The controversy deepened as rulings in recent European court cases led to the annulment of 1267 listings. A report issued by an Eminent Panel of the International Commission of Jurists provided in-depth critique of the workings of the regime. The detrimental effects on how Council members think about targeted sanctions were substantial. Since the mid-1990s virtually all UN imposed sanctions have involved listing individuals and locking down their assets. Many rightfully see this as a powerful tool for international law enforcement against mass murderers, arms proliferators and others beyond terrorists who threaten peace and security. But tainted 1267 procedures jeopardized all of this.

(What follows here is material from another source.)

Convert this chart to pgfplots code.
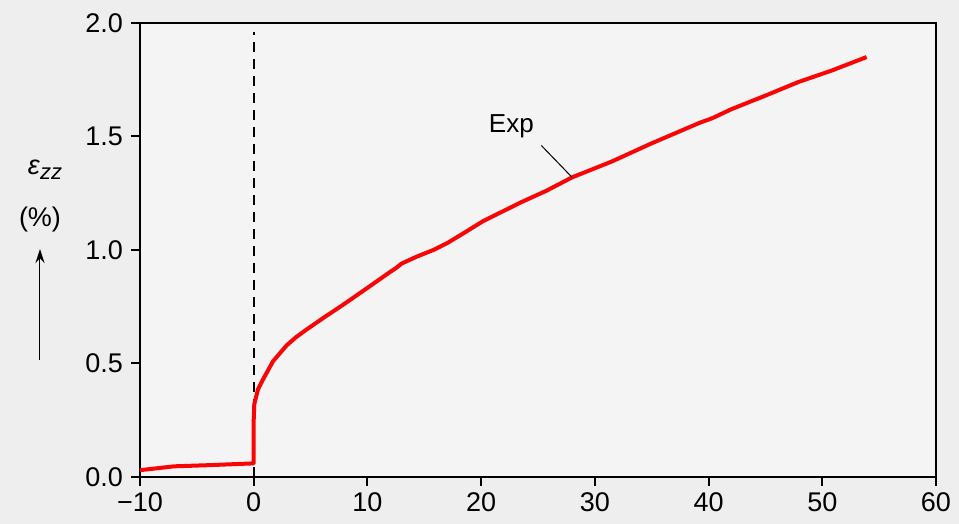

As a dual triumph of human rights and counter-terrorism SCR 1904 restores the legal and moral grounding on which targeted sanctions must rest. The new resolution demands that before an individual or entity is listed both the designating state and the 1267 Committee must meet much higher evidentiary standards and prepare full case summaries defending the listing. Moreover, the resolution creates an Ombudsperson to whom delisting requests are made and who would lead a new process to help the Committee assemble information relevant to the request from multiple sources and ask questions of the petitioner. The Committee and its hard-working Monitoring Team commit themselves to a thorough review of all names on the 1267 list by June, 2010, including a pledge to delist those who are deceased or improperly listed. This reform restores fairness and transparency.

Equally far-reaching has been the leadership shown on this issue by the US in recent months. In shifting from stonewalling to shared problem-solving, the US has indicated a willingness to listen and then lead in a manner the Council welcomes and the UN badly needs. Much like the new procedures set forth in SCR 1904, the new US posture will serve to strengthen both human rights and effective counter-terrorism in a world that deserves both.